Real Workstations For Virtual Reality

Posted October 25th, 2021 in Virtual reality for your business

Virtual reality has been very popular recently as vendors release systems designed to take users inside an artificial, but very realistic, world.

Businessman wearing virtual reality headset while using laptop against colleagues in creative office.jpeg

While most virtual reality systems released thus far have been based on mobile devices, high-definition systems that use data served by an enterprise-class workstation are on the near horizon. What you might not realize is that business applications are likely to represent most VR hardware sold for the next four or five years.

Why VR for business?

Virtual reality won't come into the enterprise because employees want better game graphics. Instead, business-data visualization and shared technical data analysis will, for most enterprise users, be the applications that justify bringing virtual reality into a business setting.

Big data analysis has led many data scientists to realize that there must be some new way to see the data driven by the analysis. Simple rows and columns on a spreadsheet won't be able to handle the requirements when companies start analyzing data sets that can be measured in multiple petabytes.

Virtual reality headsets allow an analyst to move into the data, see visualizations from three dimensions, and have a better understanding of the complex relationships that can exist between different types and sources of data.

While those in the back office are analyzing data, field representatives have to deal with intensely complex systems that must be deployed and repaired in the field. Virtual reality is a mechanism that can let multiple technicians work on a system simultaneously, sharing information on the systems in the field and sharing knowledge that has come from working with the systems to keep them operating and safe.
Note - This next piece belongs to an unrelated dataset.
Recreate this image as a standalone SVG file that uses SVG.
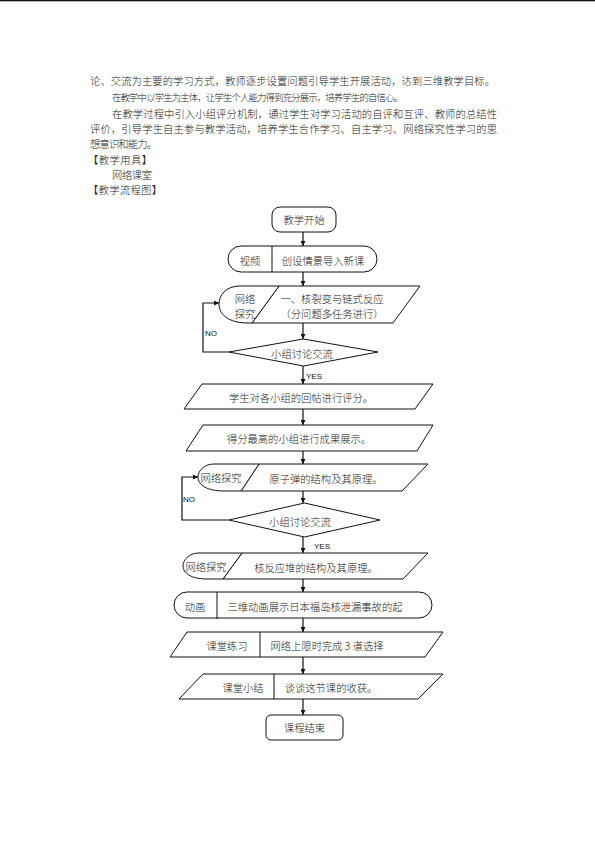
<svg xmlns="http://www.w3.org/2000/svg" width="595" height="841" viewBox="0 0 595 841">
<style>
.t{font-family:"Noto Sans CJK SC","Noto Sans CJK JP",sans-serif;font-size:10.3px;fill:#222;dominant-baseline:central;text-anchor:middle;font-weight:300}
.b{font-family:"Noto Sans CJK SC","Noto Sans CJK JP",sans-serif;font-size:10.3px;fill:#222;dominant-baseline:central;font-weight:300}
.s{fill:#fff;stroke:#111;stroke-width:1}
.l{fill:none;stroke:#111;stroke-width:1}
.c{fill:none;stroke:#111;stroke-width:1.2;marker-end:url(#ah)}
.lab{font-family:"Liberation Sans",Arial,sans-serif;font-size:8px;fill:#111;dominant-baseline:central}
</style>
<defs>
<marker id="ah" viewBox="0 0 10 10" refX="10" refY="5" markerWidth="5" markerHeight="5" orient="auto" markerUnits="userSpaceOnUse">
<path d="M0,0 L10,5 L0,10 Z" fill="#111"/>
</marker>
</defs>
<rect x="0" y="0" width="595" height="1.3" fill="#111"/>
<g id="body">
<text class="b" x="90" y="80" textLength="405">论、交流为主要的学习方式，教师逐步设置问题引导学生开展活动，达到三维教学目标。</text>
<text class="b" x="112" y="97" textLength="291" style="font-size:9.4px">在教学中以学生为主体，让学生个人能力得到充分展示，培养学生的自信心。</text>
<text class="b" x="112" y="113" textLength="385">在教学过程中引入小组评分机制，通过学生对学习活动的自评和互评、教师的总结性</text>
<text class="b" x="90" y="128" textLength="407">评价，引导学生自主参与教学活动，培养学生合作学习、自主学习、网络探究性学习的思</text>
<text class="b" x="90" y="143" textLength="67">想意识和能力。</text>
<text class="b" x="88" y="159" textLength="64">【教学用具】</text>
<text class="b" x="112" y="174" textLength="40">网络课室</text>
<text class="b" x="88" y="189" textLength="74">【教学流程图】</text>
</g>
<g id="connectors">
<line class="c" x1="303" y1="232" x2="303" y2="246"/>
<line class="c" x1="303" y1="272" x2="303" y2="286"/>
<line class="c" x1="303" y1="323" x2="303" y2="339"/>
<line class="c" x1="303" y1="366" x2="303" y2="384"/>
<line class="c" x1="303" y1="409" x2="303" y2="425"/>
<line class="c" x1="303" y1="451" x2="303" y2="464"/>
<line class="c" x1="303" y1="491" x2="303" y2="503"/>
<line class="c" x1="303" y1="537" x2="303" y2="553"/>
<line class="c" x1="303" y1="579" x2="303" y2="592"/>
<line class="c" x1="303" y1="618" x2="303" y2="632"/>
<line class="c" x1="303" y1="657" x2="303" y2="674"/>
<line class="c" x1="303" y1="699" x2="303" y2="715"/>
<polyline class="c" points="229,352 203,352 203,303 219,303"/>
<polyline class="c" points="229,520 182,520 182,477 198,477"/>
<text class="lab" x="306" y="376">YES</text>
<text class="lab" x="314" y="546">YES</text>
<text class="lab" x="205" y="333">NO</text>
<text class="lab" x="183" y="499">NO</text>
</g>
<g id="start">
<rect class="s" x="272" y="207" width="64" height="25" rx="8"/>
<text class="t" x="304" y="219.5">教学开始</text>
</g>
<g id="video">
<rect class="s" x="228" y="246" width="149" height="26" rx="13"/>
<line class="l" x1="272" y1="246" x2="272" y2="272"/>
<text class="t" x="250" y="260">视频</text>
<text class="t" x="323" y="260">创设情景导入新课</text>
</g>
<g id="explore1">
<path class="s" d="M279,286 L420,286 L393,323 L252,323 Z"/>
<path class="s" d="M279,286 L240,286 C226,286 219,295 219,304 C219,314 228,323 248,323 L252,323 Z"/>
<text class="t" x="245" y="298">网络</text>
<text class="t" x="245" y="313">探究</text>
<text class="t" x="332" y="298">一、核裂变与链式反应</text>
<text class="t" x="332" y="313">（分问题多任务进行）</text>
</g>
<g id="decision1">
<path class="s" d="M229,352 L303.5,339 L378,352 L303.5,366 Z"/>
<text class="t" x="302" y="353">小组讨论交流</text>
</g>
<g id="score">
<path class="s" d="M202,384 L433,384 L415,409 L184,409 Z"/>
<text class="t" x="301" y="397">学生对各小组的回帖进行评分。</text>
</g>
<g id="show">
<path class="s" d="M203,425 L433,425 L417,451 L186,451 Z"/>
<text class="t" x="299" y="438">得分最高的小组进行成果展示。</text>
</g>
<g id="explore2">
<path class="s" d="M259,464 L428,464 L402,491 L241,491 Z"/>
<path class="s" d="M259,464 L214,464 C204,464 198,471 198,477 C198,485 207,491 224,491 L241,491 Z"/>
<text class="t" x="221" y="477.5">网络探究</text>
<text class="t" x="326" y="478">原子弹的结构及其原理。</text>
</g>
<g id="decision2">
<path class="s" d="M229,520 L304.5,503 L380,520 L304.5,537 Z"/>
<text class="t" x="300" y="521">小组讨论交流</text>
</g>
<g id="explore3">
<path class="s" d="M242,553 L428,553 L403,579 L223,579 Z"/>
<path class="s" d="M242,553 L199,553 C189,553 183,560 183,566 C183,573 191,579 207,579 L223,579 Z"/>
<text class="t" x="206" y="566">网络探究</text>
<text class="t" x="316" y="567">核反应堆的结构及其原理。</text>
</g>
<g id="animation">
<rect class="s" x="174" y="592" width="258" height="26" rx="13"/>
<line class="l" x1="217" y1="592" x2="217" y2="619"/>
<text class="t" x="195" y="606">动画</text>
<text class="t" x="315" y="606">三维动画展示日本福岛核泄漏事故的起</text>
</g>
<g id="practice">
<path class="s" d="M187,632 L443,632 L425,657 L170,657 Z"/>
<line class="l" x1="260" y1="632" x2="260" y2="657"/>
<text class="t" x="227" y="645.5">课堂练习</text>
<text class="t" x="327" y="645.5">网络上限时完成 3 道选择</text>
</g>
<g id="summary">
<path class="s" d="M203,674 L443,674 L418,699 L179,699 Z"/>
<line class="l" x1="274" y1="674" x2="274" y2="699"/>
<text class="t" x="243" y="687.5">课堂小结</text>
<text class="t" x="331" y="687.5">谈谈这节课的收获。</text>
</g>
<g id="end">
<rect class="s" x="266" y="715" width="77" height="25" rx="5"/>
<text class="t" x="304.5" y="727.5">课程结束</text>
</g>
</svg>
The ideal workstation for VR

The two biggest considerations for a workstation that will be used for virtual reality are the CPU and the graphics co-processor.

Graphics

The graphics co-processor is easy to understand. When the organization wants to share a virtual-reality experience, there's no getting away from the workstation's requirement that the graphics be fast and very capable.

CPU

Even with the speed of the best co-processor, there are chances for things to go wrong with the display. The graphics co-processor has to be given data to display. That's the job of the CPU, and it has to be within a generation of modern if it's going to have any chance of presenting enough data to the graphics processor to keep the display flowing smoothly.
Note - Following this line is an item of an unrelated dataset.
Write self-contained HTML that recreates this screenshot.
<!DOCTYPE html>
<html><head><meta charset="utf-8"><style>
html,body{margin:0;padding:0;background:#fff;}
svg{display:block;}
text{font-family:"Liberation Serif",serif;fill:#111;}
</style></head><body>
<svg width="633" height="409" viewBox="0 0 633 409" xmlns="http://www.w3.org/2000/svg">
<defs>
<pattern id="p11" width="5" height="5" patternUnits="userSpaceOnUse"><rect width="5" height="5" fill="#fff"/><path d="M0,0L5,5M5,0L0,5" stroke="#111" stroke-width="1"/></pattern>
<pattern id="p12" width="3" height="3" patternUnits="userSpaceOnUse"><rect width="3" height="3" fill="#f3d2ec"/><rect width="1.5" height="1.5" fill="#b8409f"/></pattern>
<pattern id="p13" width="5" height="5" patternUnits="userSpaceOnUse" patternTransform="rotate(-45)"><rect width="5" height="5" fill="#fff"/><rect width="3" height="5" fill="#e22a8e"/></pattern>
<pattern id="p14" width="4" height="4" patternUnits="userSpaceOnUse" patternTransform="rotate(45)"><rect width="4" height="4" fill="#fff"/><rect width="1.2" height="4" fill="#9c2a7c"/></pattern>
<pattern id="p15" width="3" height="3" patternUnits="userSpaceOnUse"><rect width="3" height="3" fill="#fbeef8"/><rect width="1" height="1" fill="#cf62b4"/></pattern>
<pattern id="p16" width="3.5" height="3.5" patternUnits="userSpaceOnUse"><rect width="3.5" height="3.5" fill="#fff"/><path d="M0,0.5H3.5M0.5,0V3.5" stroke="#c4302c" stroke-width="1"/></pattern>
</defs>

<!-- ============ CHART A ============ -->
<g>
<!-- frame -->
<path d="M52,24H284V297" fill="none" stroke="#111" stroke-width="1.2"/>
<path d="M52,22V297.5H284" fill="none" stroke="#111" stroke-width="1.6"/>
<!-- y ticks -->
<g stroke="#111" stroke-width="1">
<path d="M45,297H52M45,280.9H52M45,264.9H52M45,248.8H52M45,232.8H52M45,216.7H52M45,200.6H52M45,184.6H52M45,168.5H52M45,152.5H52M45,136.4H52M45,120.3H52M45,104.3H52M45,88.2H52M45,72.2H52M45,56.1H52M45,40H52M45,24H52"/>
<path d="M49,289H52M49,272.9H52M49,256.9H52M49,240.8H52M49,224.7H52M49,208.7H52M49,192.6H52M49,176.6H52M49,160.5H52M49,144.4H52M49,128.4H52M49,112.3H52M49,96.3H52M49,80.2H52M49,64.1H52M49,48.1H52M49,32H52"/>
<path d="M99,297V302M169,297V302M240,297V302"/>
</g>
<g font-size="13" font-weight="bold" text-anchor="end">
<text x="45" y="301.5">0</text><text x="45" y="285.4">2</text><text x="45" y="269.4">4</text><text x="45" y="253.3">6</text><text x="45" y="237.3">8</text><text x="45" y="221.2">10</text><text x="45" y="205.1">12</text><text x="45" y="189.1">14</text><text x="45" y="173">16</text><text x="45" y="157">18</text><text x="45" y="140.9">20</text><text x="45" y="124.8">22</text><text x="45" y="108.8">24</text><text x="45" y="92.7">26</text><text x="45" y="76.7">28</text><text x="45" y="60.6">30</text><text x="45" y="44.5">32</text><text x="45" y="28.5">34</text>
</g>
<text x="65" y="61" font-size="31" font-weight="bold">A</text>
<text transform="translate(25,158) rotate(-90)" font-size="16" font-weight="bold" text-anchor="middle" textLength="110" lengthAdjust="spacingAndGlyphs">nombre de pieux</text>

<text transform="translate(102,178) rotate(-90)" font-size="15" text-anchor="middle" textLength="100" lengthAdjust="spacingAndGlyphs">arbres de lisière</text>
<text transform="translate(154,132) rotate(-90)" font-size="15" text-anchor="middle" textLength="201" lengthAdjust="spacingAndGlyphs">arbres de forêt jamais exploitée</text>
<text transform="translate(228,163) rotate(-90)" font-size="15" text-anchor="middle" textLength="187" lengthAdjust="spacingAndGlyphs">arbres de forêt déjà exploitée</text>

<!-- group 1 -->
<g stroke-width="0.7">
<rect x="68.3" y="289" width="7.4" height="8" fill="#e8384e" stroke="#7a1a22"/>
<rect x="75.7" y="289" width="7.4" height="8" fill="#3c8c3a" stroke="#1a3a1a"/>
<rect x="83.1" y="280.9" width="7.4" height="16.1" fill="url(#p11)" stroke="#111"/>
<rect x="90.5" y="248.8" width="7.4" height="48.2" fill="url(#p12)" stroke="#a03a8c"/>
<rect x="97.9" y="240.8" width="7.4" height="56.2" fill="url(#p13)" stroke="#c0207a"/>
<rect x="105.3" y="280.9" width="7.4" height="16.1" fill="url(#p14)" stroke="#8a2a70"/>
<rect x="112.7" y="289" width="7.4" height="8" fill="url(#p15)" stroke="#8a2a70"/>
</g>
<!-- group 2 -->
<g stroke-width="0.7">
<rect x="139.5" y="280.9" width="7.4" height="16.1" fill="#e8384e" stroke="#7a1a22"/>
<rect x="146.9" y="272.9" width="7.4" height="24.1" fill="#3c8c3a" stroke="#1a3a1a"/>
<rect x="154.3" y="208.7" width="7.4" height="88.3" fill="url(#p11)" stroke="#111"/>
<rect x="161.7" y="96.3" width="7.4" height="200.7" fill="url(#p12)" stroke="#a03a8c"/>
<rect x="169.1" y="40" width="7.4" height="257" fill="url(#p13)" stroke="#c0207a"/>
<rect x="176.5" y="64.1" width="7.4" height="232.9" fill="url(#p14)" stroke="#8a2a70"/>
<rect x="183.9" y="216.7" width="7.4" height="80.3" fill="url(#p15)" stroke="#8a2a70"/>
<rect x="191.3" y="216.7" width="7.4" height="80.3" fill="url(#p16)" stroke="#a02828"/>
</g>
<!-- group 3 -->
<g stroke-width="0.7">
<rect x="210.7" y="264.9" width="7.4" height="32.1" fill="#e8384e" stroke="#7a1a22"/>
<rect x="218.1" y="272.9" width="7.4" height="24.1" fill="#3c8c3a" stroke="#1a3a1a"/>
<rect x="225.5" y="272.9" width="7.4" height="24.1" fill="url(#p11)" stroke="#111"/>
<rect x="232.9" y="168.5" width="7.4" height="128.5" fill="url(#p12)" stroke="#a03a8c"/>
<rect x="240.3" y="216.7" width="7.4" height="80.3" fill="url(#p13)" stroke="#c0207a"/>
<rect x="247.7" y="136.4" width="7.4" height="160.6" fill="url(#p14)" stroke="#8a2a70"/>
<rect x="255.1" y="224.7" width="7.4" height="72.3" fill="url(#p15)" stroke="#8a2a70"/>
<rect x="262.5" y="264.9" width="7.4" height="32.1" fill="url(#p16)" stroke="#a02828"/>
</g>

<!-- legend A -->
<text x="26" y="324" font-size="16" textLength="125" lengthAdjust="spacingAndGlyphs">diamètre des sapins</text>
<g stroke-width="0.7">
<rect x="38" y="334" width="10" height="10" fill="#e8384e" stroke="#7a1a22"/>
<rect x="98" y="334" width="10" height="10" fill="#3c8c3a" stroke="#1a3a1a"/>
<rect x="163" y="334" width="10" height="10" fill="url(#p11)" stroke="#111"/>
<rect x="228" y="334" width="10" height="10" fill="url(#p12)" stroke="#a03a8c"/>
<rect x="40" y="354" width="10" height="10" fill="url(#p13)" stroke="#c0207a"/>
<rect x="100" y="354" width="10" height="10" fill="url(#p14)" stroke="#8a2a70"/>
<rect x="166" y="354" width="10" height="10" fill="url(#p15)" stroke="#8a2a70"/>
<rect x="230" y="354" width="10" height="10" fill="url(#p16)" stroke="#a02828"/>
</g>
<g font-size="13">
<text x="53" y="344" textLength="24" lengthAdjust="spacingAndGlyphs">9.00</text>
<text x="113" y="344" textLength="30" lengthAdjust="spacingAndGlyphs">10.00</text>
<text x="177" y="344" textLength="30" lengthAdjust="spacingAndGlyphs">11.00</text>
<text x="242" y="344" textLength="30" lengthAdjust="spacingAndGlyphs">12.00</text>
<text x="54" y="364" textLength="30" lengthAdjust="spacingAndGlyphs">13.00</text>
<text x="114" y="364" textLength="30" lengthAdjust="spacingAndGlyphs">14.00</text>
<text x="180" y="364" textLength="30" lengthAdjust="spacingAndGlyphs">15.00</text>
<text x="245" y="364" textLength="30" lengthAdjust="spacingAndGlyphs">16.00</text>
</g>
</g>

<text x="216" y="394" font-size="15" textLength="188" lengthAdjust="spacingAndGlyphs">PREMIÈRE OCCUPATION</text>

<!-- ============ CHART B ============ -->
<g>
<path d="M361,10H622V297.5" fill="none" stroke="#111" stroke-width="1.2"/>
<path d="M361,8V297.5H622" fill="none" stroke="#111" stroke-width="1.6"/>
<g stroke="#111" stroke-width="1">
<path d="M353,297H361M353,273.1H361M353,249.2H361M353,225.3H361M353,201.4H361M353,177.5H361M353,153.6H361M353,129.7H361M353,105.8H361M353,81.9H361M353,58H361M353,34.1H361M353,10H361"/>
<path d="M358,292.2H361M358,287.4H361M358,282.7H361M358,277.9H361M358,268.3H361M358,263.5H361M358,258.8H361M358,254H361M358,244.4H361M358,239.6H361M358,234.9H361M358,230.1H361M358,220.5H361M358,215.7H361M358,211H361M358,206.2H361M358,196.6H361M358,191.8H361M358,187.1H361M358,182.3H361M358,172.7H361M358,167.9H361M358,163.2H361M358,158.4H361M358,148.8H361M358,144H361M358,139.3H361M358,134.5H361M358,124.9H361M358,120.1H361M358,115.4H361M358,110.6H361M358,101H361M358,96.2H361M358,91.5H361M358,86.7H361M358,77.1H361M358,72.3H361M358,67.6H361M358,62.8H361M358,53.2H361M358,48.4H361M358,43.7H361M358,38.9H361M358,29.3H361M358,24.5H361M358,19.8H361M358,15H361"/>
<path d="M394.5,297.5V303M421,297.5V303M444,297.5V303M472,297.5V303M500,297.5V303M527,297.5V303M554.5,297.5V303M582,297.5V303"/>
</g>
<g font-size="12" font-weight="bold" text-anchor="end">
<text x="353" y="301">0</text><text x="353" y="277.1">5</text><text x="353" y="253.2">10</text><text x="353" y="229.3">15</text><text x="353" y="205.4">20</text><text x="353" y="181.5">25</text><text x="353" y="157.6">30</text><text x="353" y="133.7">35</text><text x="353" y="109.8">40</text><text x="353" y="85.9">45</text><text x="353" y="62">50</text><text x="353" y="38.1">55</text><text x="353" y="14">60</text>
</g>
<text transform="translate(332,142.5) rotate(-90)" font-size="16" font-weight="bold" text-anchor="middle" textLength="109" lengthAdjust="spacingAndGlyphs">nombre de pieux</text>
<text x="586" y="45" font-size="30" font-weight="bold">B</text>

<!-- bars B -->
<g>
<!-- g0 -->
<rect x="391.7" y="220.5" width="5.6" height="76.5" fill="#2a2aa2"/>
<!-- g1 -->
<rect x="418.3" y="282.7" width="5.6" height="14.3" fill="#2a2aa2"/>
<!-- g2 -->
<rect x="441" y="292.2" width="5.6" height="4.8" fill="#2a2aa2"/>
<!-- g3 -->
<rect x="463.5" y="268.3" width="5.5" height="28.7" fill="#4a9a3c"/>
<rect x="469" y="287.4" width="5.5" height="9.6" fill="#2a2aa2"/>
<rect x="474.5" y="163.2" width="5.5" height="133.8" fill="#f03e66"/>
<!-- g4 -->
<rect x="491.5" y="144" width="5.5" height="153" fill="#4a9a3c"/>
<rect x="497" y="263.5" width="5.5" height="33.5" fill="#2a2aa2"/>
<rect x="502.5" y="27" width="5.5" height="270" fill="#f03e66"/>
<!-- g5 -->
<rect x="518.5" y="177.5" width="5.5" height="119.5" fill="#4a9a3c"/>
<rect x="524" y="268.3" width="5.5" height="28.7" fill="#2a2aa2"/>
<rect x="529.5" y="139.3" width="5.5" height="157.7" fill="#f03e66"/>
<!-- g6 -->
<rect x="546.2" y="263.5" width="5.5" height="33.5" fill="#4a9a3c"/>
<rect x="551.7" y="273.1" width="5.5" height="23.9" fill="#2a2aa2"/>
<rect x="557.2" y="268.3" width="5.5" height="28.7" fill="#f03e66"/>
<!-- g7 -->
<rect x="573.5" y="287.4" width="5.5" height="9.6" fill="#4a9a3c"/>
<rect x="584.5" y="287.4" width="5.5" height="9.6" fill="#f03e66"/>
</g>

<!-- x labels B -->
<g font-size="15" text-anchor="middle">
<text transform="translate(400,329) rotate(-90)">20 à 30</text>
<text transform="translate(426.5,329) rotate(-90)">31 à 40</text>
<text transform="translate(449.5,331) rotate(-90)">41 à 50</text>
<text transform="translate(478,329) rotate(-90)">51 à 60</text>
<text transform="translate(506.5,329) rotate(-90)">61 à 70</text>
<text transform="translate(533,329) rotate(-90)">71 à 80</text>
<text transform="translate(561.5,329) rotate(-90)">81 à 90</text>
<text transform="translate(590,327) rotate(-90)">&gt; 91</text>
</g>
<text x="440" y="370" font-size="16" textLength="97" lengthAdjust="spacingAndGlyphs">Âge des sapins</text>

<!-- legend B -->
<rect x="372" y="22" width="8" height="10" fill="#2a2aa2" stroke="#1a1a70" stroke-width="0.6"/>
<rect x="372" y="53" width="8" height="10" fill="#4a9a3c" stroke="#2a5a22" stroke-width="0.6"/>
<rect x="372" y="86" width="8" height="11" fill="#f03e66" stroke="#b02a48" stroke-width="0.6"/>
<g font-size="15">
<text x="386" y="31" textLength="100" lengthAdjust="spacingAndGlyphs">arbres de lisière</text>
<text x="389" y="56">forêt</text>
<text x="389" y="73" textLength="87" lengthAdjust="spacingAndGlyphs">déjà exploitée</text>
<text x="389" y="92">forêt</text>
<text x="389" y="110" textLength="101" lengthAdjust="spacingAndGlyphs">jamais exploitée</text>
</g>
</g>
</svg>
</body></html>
The CPU and GPU must work together because jerkiness and slowness in virtual reality are some of the surest paths to user sickness. When companies running beta tests for virtual reality ran user tests, they found that the jerky disconnect between user reality and terminals on the floor of the data center was enough to make users nauseous.

Ensure that your servers can turn out data efficiently and that your workstation hardware (especially CPU and GPU) are up to the demands of VR, and you'll give your business units a competitive advantage that won't go back to "small" any time in the next five years.